CHALLENGE:
Please write out the material that follows, exactly as it stands.

** start INFORMATION SHOWN **

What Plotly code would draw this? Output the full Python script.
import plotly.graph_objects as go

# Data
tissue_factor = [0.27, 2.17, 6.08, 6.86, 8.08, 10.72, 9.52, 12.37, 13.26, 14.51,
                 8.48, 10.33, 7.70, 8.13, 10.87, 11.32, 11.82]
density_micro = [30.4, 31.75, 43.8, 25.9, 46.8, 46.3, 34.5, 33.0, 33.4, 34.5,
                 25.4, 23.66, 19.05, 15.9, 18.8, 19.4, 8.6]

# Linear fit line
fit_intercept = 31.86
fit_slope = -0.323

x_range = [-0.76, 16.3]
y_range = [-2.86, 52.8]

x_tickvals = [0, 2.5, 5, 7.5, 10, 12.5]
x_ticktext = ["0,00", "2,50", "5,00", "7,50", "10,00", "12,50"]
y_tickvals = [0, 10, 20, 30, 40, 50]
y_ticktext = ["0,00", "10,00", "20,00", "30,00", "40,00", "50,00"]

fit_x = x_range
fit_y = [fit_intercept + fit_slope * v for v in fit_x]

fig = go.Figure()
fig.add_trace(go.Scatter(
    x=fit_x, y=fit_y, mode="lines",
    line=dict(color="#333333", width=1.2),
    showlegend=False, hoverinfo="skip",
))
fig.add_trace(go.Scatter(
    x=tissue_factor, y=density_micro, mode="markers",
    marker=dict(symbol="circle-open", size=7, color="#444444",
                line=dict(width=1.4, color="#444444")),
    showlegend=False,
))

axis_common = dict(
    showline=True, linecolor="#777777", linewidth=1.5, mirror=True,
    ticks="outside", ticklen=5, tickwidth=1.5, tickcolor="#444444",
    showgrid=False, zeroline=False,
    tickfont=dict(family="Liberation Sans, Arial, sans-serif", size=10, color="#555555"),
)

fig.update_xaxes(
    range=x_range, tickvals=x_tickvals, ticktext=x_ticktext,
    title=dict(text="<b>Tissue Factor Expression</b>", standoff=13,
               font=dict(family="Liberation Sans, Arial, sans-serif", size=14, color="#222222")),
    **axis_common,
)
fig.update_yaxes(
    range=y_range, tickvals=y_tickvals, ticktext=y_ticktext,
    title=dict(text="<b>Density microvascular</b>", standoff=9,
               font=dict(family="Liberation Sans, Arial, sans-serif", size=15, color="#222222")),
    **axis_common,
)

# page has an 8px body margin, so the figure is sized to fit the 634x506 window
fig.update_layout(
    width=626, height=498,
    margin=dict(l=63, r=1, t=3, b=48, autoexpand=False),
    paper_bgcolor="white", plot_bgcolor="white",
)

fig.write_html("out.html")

** end INFORMATION SHOWN **

THE REPLY:
What Plotly code would draw this? Output the full Python script.
import plotly.graph_objects as go

# Data
tissue_factor = [0.27, 2.17, 6.08, 6.86, 8.08, 10.72, 9.52, 12.37, 13.26, 14.51,
                 8.48, 10.33, 7.70, 8.13, 10.87, 11.32, 11.82]
density_micro = [30.4, 31.75, 43.8, 25.9, 46.8, 46.3, 34.5, 33.0, 33.4, 34.5,
                 25.4, 23.66, 19.05, 15.9, 18.8, 19.4, 8.6]

# Linear fit line
fit_intercept = 31.86
fit_slope = -0.323

x_range = [-0.76, 16.3]
y_range = [-2.86, 52.8]

x_tickvals = [0, 2.5, 5, 7.5, 10, 12.5]
x_ticktext = ["0,00", "2,50", "5,00", "7,50", "10,00", "12,50"]
y_tickvals = [0, 10, 20, 30, 40, 50]
y_ticktext = ["0,00", "10,00", "20,00", "30,00", "40,00", "50,00"]

fit_x = x_range
fit_y = [fit_intercept + fit_slope * v for v in fit_x]

fig = go.Figure()
fig.add_trace(go.Scatter(
    x=fit_x, y=fit_y, mode="lines",
    line=dict(color="#333333", width=1.2),
    showlegend=False, hoverinfo="skip",
))
fig.add_trace(go.Scatter(
    x=tissue_factor, y=density_micro, mode="markers",
    marker=dict(symbol="circle-open", size=7, color="#444444",
                line=dict(width=1.4, color="#444444")),
    showlegend=False,
))

axis_common = dict(
    showline=True, linecolor="#777777", linewidth=1.5, mirror=True,
    ticks="outside", ticklen=5, tickwidth=1.5, tickcolor="#444444",
    showgrid=False, zeroline=False,
    tickfont=dict(family="Liberation Sans, Arial, sans-serif", size=10, color="#555555"),
)

fig.update_xaxes(
    range=x_range, tickvals=x_tickvals, ticktext=x_ticktext,
    title=dict(text="<b>Tissue Factor Expression</b>", standoff=13,
               font=dict(family="Liberation Sans, Arial, sans-serif", size=14, color="#222222")),
    **axis_common,
)
fig.update_yaxes(
    range=y_range, tickvals=y_tickvals, ticktext=y_ticktext,
    title=dict(text="<b>Density microvascular</b>", standoff=9,
               font=dict(family="Liberation Sans, Arial, sans-serif", size=15, color="#222222")),
    **axis_common,
)

# page has an 8px body margin, so the figure is sized to fit the 634x506 window
fig.update_layout(
    width=626, height=498,
    margin=dict(l=63, r=1, t=3, b=48, autoexpand=False),
    paper_bgcolor="white", plot_bgcolor="white",
)

fig.write_html("out.html")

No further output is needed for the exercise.